Directions: Images do not belong in the copy. Retype all the entries below exactly.

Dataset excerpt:

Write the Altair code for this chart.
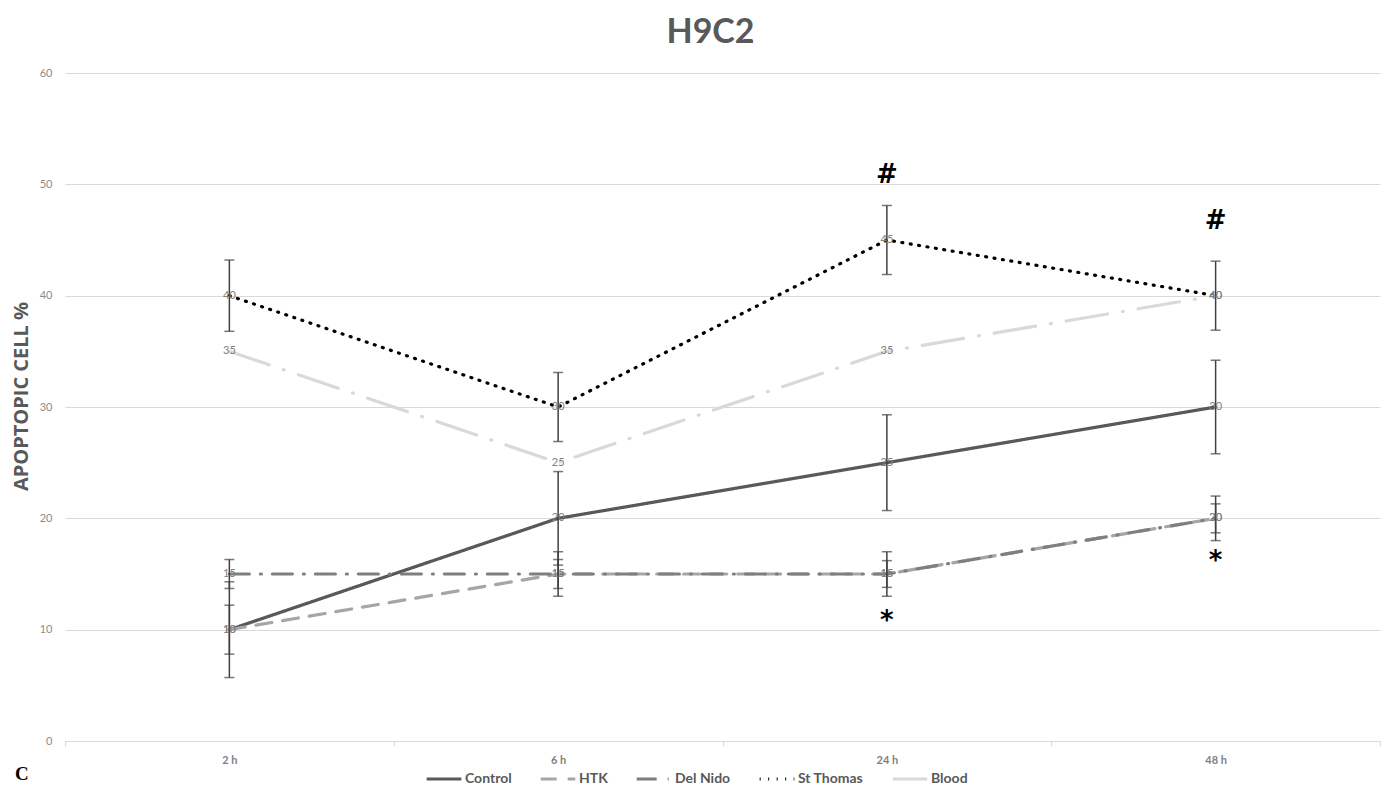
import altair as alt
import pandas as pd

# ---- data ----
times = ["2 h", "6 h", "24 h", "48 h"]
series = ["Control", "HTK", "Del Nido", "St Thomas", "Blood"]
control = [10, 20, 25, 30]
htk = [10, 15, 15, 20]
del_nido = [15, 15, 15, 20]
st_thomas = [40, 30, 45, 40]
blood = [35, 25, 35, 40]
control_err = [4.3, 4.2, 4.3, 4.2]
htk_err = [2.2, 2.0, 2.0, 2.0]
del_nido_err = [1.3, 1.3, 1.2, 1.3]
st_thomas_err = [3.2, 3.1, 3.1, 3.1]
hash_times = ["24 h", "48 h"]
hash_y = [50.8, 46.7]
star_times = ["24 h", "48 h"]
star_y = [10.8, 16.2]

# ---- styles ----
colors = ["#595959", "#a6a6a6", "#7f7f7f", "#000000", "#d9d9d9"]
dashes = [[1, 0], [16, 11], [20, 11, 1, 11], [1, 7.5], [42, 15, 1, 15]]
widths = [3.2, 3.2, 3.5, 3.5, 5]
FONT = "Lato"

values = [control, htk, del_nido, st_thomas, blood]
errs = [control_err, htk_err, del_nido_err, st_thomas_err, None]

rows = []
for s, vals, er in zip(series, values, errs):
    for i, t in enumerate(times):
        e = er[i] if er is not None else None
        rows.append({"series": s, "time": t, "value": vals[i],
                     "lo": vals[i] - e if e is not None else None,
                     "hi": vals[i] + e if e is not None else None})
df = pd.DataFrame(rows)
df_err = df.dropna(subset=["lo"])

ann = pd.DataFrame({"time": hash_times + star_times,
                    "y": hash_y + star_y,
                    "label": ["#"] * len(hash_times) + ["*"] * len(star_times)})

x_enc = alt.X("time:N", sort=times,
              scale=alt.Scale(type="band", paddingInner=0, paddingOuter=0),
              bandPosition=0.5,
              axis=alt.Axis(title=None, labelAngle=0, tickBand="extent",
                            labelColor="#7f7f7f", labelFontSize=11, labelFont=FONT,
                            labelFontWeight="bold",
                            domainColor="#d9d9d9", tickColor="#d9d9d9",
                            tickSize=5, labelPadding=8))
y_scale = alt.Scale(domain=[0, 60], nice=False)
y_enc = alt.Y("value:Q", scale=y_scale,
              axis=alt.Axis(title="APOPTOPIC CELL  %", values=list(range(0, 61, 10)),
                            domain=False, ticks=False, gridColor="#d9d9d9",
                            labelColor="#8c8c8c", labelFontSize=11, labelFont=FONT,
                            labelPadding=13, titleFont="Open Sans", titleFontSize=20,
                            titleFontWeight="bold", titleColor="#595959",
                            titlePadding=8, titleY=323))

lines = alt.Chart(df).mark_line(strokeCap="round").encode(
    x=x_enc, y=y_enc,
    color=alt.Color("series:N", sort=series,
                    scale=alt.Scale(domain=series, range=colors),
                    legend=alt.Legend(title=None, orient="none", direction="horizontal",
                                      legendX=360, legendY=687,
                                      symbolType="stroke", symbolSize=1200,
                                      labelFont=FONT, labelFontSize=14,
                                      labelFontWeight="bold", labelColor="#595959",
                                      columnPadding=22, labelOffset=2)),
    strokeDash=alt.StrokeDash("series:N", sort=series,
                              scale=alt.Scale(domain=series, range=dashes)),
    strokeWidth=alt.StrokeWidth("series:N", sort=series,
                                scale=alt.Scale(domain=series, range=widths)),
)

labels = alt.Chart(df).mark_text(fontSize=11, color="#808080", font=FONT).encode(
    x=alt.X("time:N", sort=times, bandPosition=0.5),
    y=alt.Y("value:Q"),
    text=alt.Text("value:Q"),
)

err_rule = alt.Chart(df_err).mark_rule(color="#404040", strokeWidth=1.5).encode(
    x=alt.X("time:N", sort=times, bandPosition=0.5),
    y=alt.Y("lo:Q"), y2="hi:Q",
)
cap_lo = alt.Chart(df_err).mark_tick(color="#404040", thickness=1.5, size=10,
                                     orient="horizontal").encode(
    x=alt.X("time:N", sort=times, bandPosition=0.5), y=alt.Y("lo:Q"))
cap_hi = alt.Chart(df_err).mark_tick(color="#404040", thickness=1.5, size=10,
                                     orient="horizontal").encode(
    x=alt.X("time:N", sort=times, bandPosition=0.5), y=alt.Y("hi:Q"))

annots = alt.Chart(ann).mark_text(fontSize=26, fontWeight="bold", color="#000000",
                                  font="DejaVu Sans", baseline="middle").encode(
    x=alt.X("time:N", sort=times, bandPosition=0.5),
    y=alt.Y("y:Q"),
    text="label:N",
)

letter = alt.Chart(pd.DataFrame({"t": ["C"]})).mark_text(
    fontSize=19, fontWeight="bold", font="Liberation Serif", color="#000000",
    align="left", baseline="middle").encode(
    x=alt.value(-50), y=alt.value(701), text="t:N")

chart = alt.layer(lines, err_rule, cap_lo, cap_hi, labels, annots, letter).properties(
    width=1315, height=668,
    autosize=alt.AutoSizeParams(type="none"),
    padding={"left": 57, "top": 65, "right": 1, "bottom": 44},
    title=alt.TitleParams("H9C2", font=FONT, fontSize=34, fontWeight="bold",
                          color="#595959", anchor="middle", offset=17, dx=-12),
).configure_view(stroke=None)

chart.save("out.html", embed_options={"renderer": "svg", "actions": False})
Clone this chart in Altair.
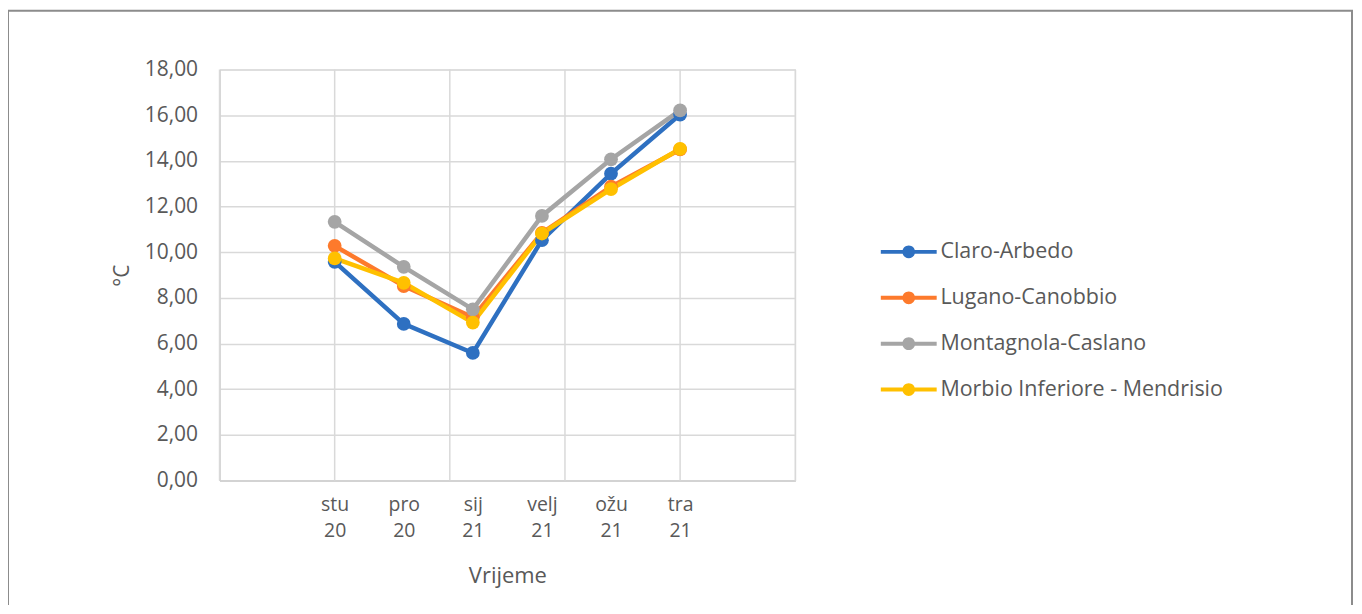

Task answer:
Write the Altair code for this chart.
import altair as alt
import pandas as pd

# ---- data ----
times = ["2 h", "6 h", "24 h", "48 h"]
series = ["Control", "HTK", "Del Nido", "St Thomas", "Blood"]
control = [10, 20, 25, 30]
htk = [10, 15, 15, 20]
del_nido = [15, 15, 15, 20]
st_thomas = [40, 30, 45, 40]
blood = [35, 25, 35, 40]
control_err = [4.3, 4.2, 4.3, 4.2]
htk_err = [2.2, 2.0, 2.0, 2.0]
del_nido_err = [1.3, 1.3, 1.2, 1.3]
st_thomas_err = [3.2, 3.1, 3.1, 3.1]
hash_times = ["24 h", "48 h"]
hash_y = [50.8, 46.7]
star_times = ["24 h", "48 h"]
star_y = [10.8, 16.2]

# ---- styles ----
colors = ["#595959", "#a6a6a6", "#7f7f7f", "#000000", "#d9d9d9"]
dashes = [[1, 0], [16, 11], [20, 11, 1, 11], [1, 7.5], [42, 15, 1, 15]]
widths = [3.2, 3.2, 3.5, 3.5, 5]
FONT = "Lato"

values = [control, htk, del_nido, st_thomas, blood]
errs = [control_err, htk_err, del_nido_err, st_thomas_err, None]

rows = []
for s, vals, er in zip(series, values, errs):
    for i, t in enumerate(times):
        e = er[i] if er is not None else None
        rows.append({"series": s, "time": t, "value": vals[i],
                     "lo": vals[i] - e if e is not None else None,
                     "hi": vals[i] + e if e is not None else None})
df = pd.DataFrame(rows)
df_err = df.dropna(subset=["lo"])

ann = pd.DataFrame({"time": hash_times + star_times,
                    "y": hash_y + star_y,
                    "label": ["#"] * len(hash_times) + ["*"] * len(star_times)})

x_enc = alt.X("time:N", sort=times,
              scale=alt.Scale(type="band", paddingInner=0, paddingOuter=0),
              bandPosition=0.5,
              axis=alt.Axis(title=None, labelAngle=0, tickBand="extent",
                            labelColor="#7f7f7f", labelFontSize=11, labelFont=FONT,
                            labelFontWeight="bold",
                            domainColor="#d9d9d9", tickColor="#d9d9d9",
                            tickSize=5, labelPadding=8))
y_scale = alt.Scale(domain=[0, 60], nice=False)
y_enc = alt.Y("value:Q", scale=y_scale,
              axis=alt.Axis(title="APOPTOPIC CELL  %", values=list(range(0, 61, 10)),
                            domain=False, ticks=False, gridColor="#d9d9d9",
                            labelColor="#8c8c8c", labelFontSize=11, labelFont=FONT,
                            labelPadding=13, titleFont="Open Sans", titleFontSize=20,
                            titleFontWeight="bold", titleColor="#595959",
                            titlePadding=8, titleY=323))

lines = alt.Chart(df).mark_line(strokeCap="round").encode(
    x=x_enc, y=y_enc,
    color=alt.Color("series:N", sort=series,
                    scale=alt.Scale(domain=series, range=colors),
                    legend=alt.Legend(title=None, orient="none", direction="horizontal",
                                      legendX=360, legendY=687,
                                      symbolType="stroke", symbolSize=1200,
                                      labelFont=FONT, labelFontSize=14,
                                      labelFontWeight="bold", labelColor="#595959",
                                      columnPadding=22, labelOffset=2)),
    strokeDash=alt.StrokeDash("series:N", sort=series,
                              scale=alt.Scale(domain=series, range=dashes)),
    strokeWidth=alt.StrokeWidth("series:N", sort=series,
                                scale=alt.Scale(domain=series, range=widths)),
)

labels = alt.Chart(df).mark_text(fontSize=11, color="#808080", font=FONT).encode(
    x=alt.X("time:N", sort=times, bandPosition=0.5),
    y=alt.Y("value:Q"),
    text=alt.Text("value:Q"),
)

err_rule = alt.Chart(df_err).mark_rule(color="#404040", strokeWidth=1.5).encode(
    x=alt.X("time:N", sort=times, bandPosition=0.5),
    y=alt.Y("lo:Q"), y2="hi:Q",
)
cap_lo = alt.Chart(df_err).mark_tick(color="#404040", thickness=1.5, size=10,
                                     orient="horizontal").encode(
    x=alt.X("time:N", sort=times, bandPosition=0.5), y=alt.Y("lo:Q"))
cap_hi = alt.Chart(df_err).mark_tick(color="#404040", thickness=1.5, size=10,
                                     orient="horizontal").encode(
    x=alt.X("time:N", sort=times, bandPosition=0.5), y=alt.Y("hi:Q"))

annots = alt.Chart(ann).mark_text(fontSize=26, fontWeight="bold", color="#000000",
                                  font="DejaVu Sans", baseline="middle").encode(
    x=alt.X("time:N", sort=times, bandPosition=0.5),
    y=alt.Y("y:Q"),
    text="label:N",
)

letter = alt.Chart(pd.DataFrame({"t": ["C"]})).mark_text(
    fontSize=19, fontWeight="bold", font="Liberation Serif", color="#000000",
    align="left", baseline="middle").encode(
    x=alt.value(-50), y=alt.value(701), text="t:N")

chart = alt.layer(lines, err_rule, cap_lo, cap_hi, labels, annots, letter).properties(
    width=1315, height=668,
    autosize=alt.AutoSizeParams(type="none"),
    padding={"left": 57, "top": 65, "right": 1, "bottom": 44},
    title=alt.TitleParams("H9C2", font=FONT, fontSize=34, fontWeight="bold",
                          color="#595959", anchor="middle", offset=17, dx=-12),
).configure_view(stroke=None)

chart.save("out.html", embed_options={"renderer": "svg", "actions": False})
Clone this chart in Altair.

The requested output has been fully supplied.